And so, my saga of thoughts from the past several weeks continue in this thrilling new post... well, maybe not so thrilling, but they do continue nonetheless.
I was taking a walk around campus and Rogers Park today and decided it would be a great idea to contemplate exactly what I'm doing with all this bioethics and gene therapy research I'm getting myself into. Of course, when I started the goal was to write a little paper for my Health Care Ethics class final, which I did. But apparently, my little work impressed the professor to the extent that she suggested that I submit it to a national bioethics undergraduate symposium thing (she also gave me 100 on the paper, which I am still thrilled about). And so, now I have dedicated a significant amount of my time to this research project, and I'm starting to wonder exactly what I'm going to do with it, or if I even have the time or motivation right now to do anything with it. On the other hand, I think that since I've already put so much time into it, and since I need every edge I can get over the competition in my school and field, I should just keep truckin' away and try to make something out of this piece.

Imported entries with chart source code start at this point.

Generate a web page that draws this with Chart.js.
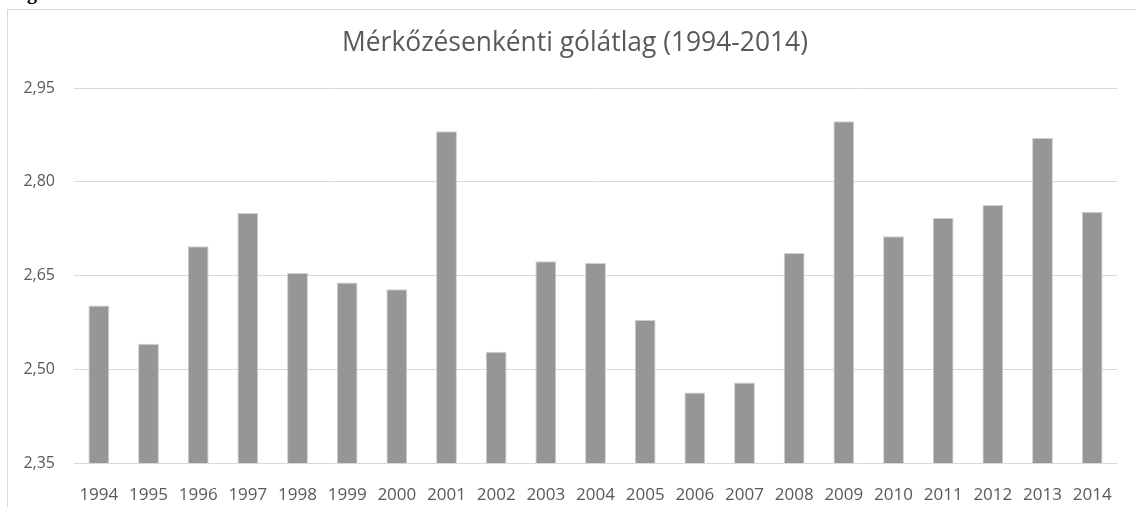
<!DOCTYPE html>
<html lang="hu">
<head>
<meta charset="utf-8">
<title>Mérkőzésenkénti gólátlag (1994-2014)</title>
<script src="https://cdn.jsdelivr.net/npm/chart.js@4/dist/chart.umd.min.js"></script>
<style>
    body { margin: 0; background: #fff; }
    .wrap { position: relative; width: 1136px; height: 507px; overflow: hidden; }
    .frame {
        position: absolute; left: 7px; top: 9px; right: -10px; bottom: -10px;
        border-left: 1px solid #d9d9d9; border-top: 1px solid #d9d9d9;
    }
    .cut {
        position: absolute; left: 27px; top: -19px;
        font: bold 20px 'Liberation Serif', serif; color: #000;
    }
    .chart-title {
        position: absolute; left: 275px; width: 600px; top: 28px;
        text-align: center; white-space: nowrap;
        font: 26.4px 'Open Sans', sans-serif; line-height: 26px; color: #595959;
    }
    canvas { position: absolute; left: 0; top: 0; }
</style>
</head>
<body>
<div class="wrap">
    <div class="frame"></div>
    <span class="cut">g</span>
    <canvas id="chart" width="1136" height="507"></canvas>
    <div class="chart-title" id="chart-title"></div>
</div>
<script>
const chartTitle = 'Mérkőzésenkénti gólátlag (1994-2014)';
const years = ['1994', '1995', '1996', '1997', '1998', '1999', '2000', '2001', '2002', '2003', '2004',
    '2005', '2006', '2007', '2008', '2009', '2010', '2011', '2012', '2013', '2014'];
const goalAverage = [2.602, 2.541, 2.697, 2.750, 2.654, 2.639, 2.628, 2.881, 2.528, 2.673, 2.670,
    2.579, 2.463, 2.479, 2.686, 2.897, 2.713, 2.742, 2.763, 2.870, 2.752];
const yMin = 2.35;
const yMax = 2.95;
const yStep = 0.15;

document.getElementById('chart-title').textContent = chartTitle;

Chart.defaults.font.family = "'Open Sans', sans-serif";
Chart.defaults.color = '#595959';

const ctx = document.getElementById('chart').getContext('2d');
new Chart(ctx, {
    type: 'bar',
    data: {
        labels: years,
        datasets: [{
            data: goalAverage,
            backgroundColor: '#969696',
            borderColor: '#cfcfcf',
            borderWidth: 1,
            borderSkipped: 'bottom',
            categoryPercentage: 1,
            barPercentage: 0.42
        }]
    },
    options: {
        responsive: false,
        animation: false,
        layout: { padding: { left: 0, right: 19, top: 88, bottom: 0 } },
        plugins: {
            legend: { display: false },
            tooltip: { enabled: false },
            title: { display: false }
        },
        scales: {
            x: {
                grid: { display: false },
                border: { display: false },
                ticks: { font: { size: 17 }, padding: 14, maxRotation: 0, autoSkip: false },
                afterFit: (axis) => { axis.height = 44; }
            },
            y: {
                min: yMin,
                max: yMax,
                border: { display: false },
                grid: { color: '#d9d9d9', lineWidth: 1, drawTicks: false },
                ticks: {
                    stepSize: yStep,
                    padding: 19,
                    font: { size: 16 },
                    callback: (v) => v.toFixed(2).replace('.', ',')
                },
                afterFit: (axis) => { axis.width = 74; }
            }
        }
    }
});
</script>
</body>
</html>
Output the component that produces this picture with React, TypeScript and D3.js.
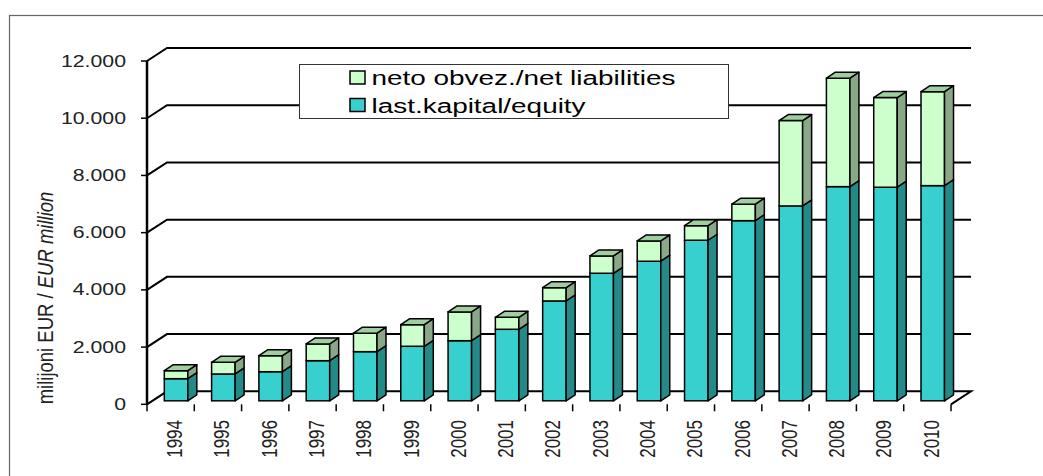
import React from "react";
import * as d3 from "d3";

const years = ["1994","1995","1996","1997","1998","1999","2000","2001","2002","2003","2004","2005","2006","2007","2008","2009","2010"];
const equity = [773, 937, 1017, 1402, 1717, 1906, 2101, 2500, 3490, 4458, 4878, 5612, 6297, 6811, 7486, 7465, 7521];
const netLiabilities = [280, 410, 560, 585, 645, 755, 1005, 420, 465, 605, 710, 510, 575, 2985, 3790, 3135, 3285];
const yTicks = [0, 2000, 4000, 6000, 8000, 10000, 12000];
const yTickLabels = ["0", "2.000", "4.000", "6.000", "8.000", "10.000", "12.000"];
const seriesNames = ["neto obvez./net liabilities", "last.kapital/equity"];

const FONT = "'Liberation Sans', Arial, sans-serif";
const SX = 1.33; // horizontal stretch of the reference text

export default function App() {
  const x0 = 147, x1 = 951;
  const wallDx = 20, wallDy = 13;
  const x = d3.scaleBand().domain(years).range([x0, x1]);
  const y = d3.scaleLinear().domain([0, 12000]).range([404.3, 61]);
  const bw = x.bandwidth();
  const barOff = bw * 0.366;
  const barW = bw * 0.497;
  const bdx = 9, bdy = 6;
  const zShift = 3.5; // bar front face sits behind the front axis plane

  const eqFront = "#38d0cf", eqSide = "#248a88", eqTop = "#2fb0ae";
  const liFront = "#ccffcc", liSide = "#88a888", liTop = "#9fcf9f";

  const bar = (i: number, v0: number, v1: number, front: string, side: string, top: string, drawTop: boolean) => {
    const xl = (x(years[i]) as number) + barOff;
    const xr = xl + barW;
    const yb = y(v0) - zShift;
    const yt = y(v1) - zShift;
    return (
      <g key={`${i}-${v0}`}>
        <rect x={xl} y={yt} width={barW} height={yb - yt} fill={front} stroke="#000" strokeWidth={1.5} />
        <path d={`M${xr},${yt}L${xr + bdx},${yt - bdy}L${xr + bdx},${yb - bdy}L${xr},${yb}Z`} fill={side} stroke="#000" strokeWidth={1.5} strokeLinejoin="round" />
        {drawTop && (
          <path d={`M${xl},${yt}L${xl + bdx},${yt - bdy}L${xr + bdx},${yt - bdy}L${xr},${yt}Z`} fill={top} stroke="#000" strokeWidth={1.5} strokeLinejoin="round" />
        )}
      </g>
    );
  };

  return (
    <svg width={1043} height={476} style={{ position: "absolute", left: 0, top: 0 }}>
      <rect x={0} y={0} width={1043} height={476} fill="#fff" />
      <rect x={9.5} y={15.5} width={1040} height={470} fill="none" stroke="#666" strokeWidth={1.2} />

      {/* gridlines / walls */}
      {yTicks.map((t) => {
        const yy = y(t);
        if (t === 0) {
          return (
            <path key={t} d={`M${x0},${yy}L${x0 + wallDx},${yy - wallDy}L${x1 + wallDx},${yy - wallDy}L${x1},${yy}`} fill="none" stroke="#000" strokeWidth={2} />
          );
        }
        return (
          <path key={t} d={`M${x0},${yy}L${x0 + wallDx},${yy - wallDy}L${x1 + wallDx},${yy - wallDy}`} fill="none" stroke="#000" strokeWidth={2} />
        );
      })}

      {/* legend box */}
      <rect x={299.5} y={64.5} width={429} height={54} fill="#fff" stroke="#333" strokeWidth={1} />
      {[0, 1].map((k) => (
        <g key={k}>
          <rect x={350} y={71 + k * 27.5} width={15} height={13} fill={k === 0 ? liFront : eqFront} stroke="#000" strokeWidth={1.5} />
          <text transform={`translate(371.5,${85 + k * 27.5}) scale(${SX},1)`} fontFamily={FONT} fontSize={21} fill="#000">{seriesNames[k]}</text>
        </g>
      ))}

      {/* bars */}
      {years.map((yr, i) => (
        <g key={yr}>
          {bar(i, 0, equity[i], eqFront, eqSide, eqTop, false)}
          {bar(i, equity[i], equity[i] + netLiabilities[i], liFront, liSide, liTop, true)}
        </g>
      ))}

      {/* y axis */}
      <line x1={x0} y1={y(12000)} x2={x0} y2={y(0)} stroke="#000" strokeWidth={2.5} />
      {yTicks.map((t, k) => (
        <g key={t}>
          <line x1={x0 - 6} y1={y(t)} x2={x0} y2={y(t)} stroke="#000" strokeWidth={1.5} />
          <text transform={`translate(126,${y(t)}) scale(${SX},1)`} textAnchor="end" dominantBaseline="central" fontFamily={FONT} fontSize={16} fill="#222">{yTickLabels[k]}</text>
        </g>
      ))}

      {/* x axis ticks & labels */}
      {years.map((yr, i) => (
        <line key={yr} x1={(x(yr) as number) + bw} y1={y(0)} x2={(x(yr) as number) + bw} y2={y(0) + 7} stroke="#000" strokeWidth={1.5} />
      ))}
      <line x1={x0} y1={y(0)} x2={x0} y2={y(0) + 7} stroke="#000" strokeWidth={1.5} />
      {years.map((yr) => (
        <text key={yr} transform={`translate(${(x(yr) as number) + bw / 2 + 3.5},420) scale(${SX},1) rotate(-90)`} textAnchor="end" dominantBaseline="central" fontFamily={FONT} fontSize={17} fill="#222">{yr}</text>
      ))}

      {/* y axis title */}
      <text transform={`translate(46,298) scale(1.15,1) rotate(-90)`} textAnchor="middle" dominantBaseline="central" fontFamily={FONT} fontSize={18.5} fill="#222">
        milijoni EUR / <tspan fontStyle="italic">EUR million</tspan>
      </text>
    </svg>
  );
}
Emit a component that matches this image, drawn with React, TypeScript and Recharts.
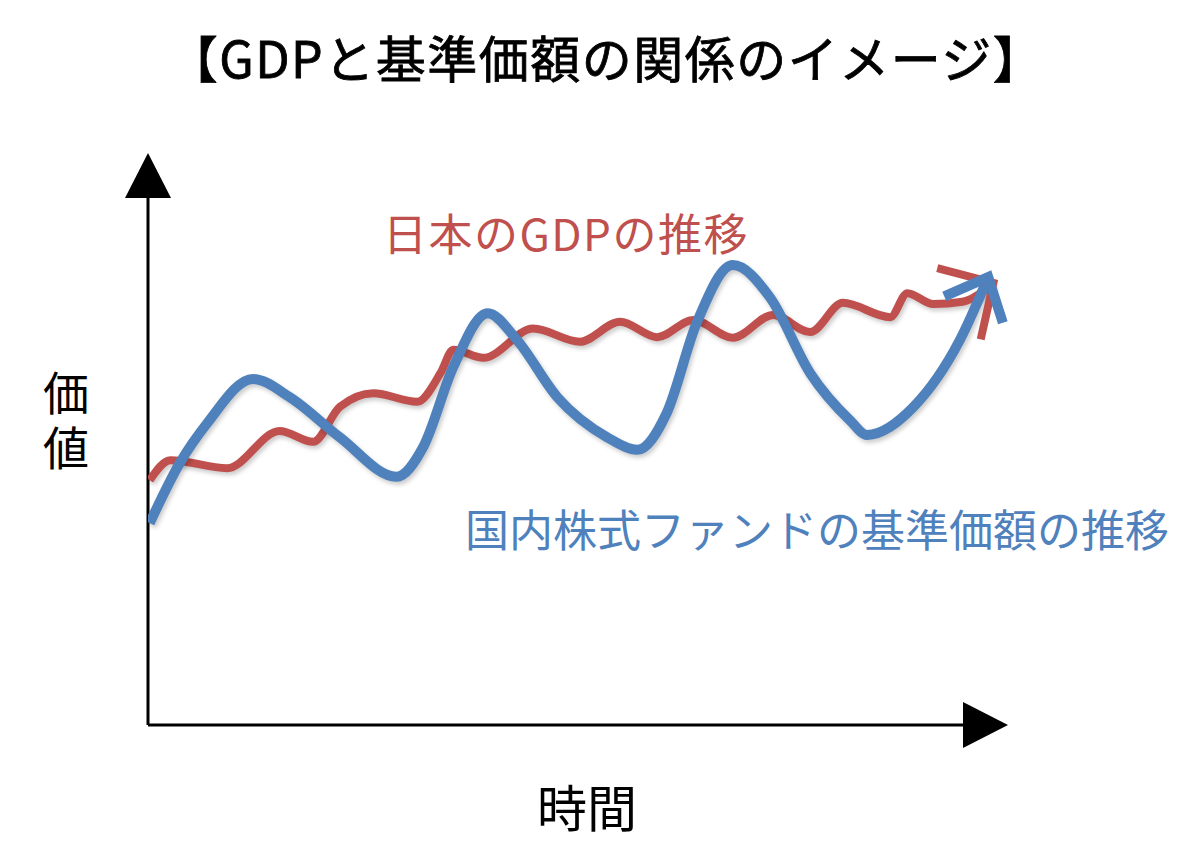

But, herein lies the problem. I am a sophomore in college at a prestigious, but not all that prestigious, university, and I feel like no one really cares what I have to say, even if I do get it published. This is very discouraging to me and really makes me want to give up and not pursue this little project any further. This is simply a very confusing and trying subject for me, and I'll have to give this additional thought before I sort it all out. I'm finding that this doesn't have a nice, easy answer like many of the problems that I encounter and choose to share on this blog. I'll have to get back to this topic at a later time.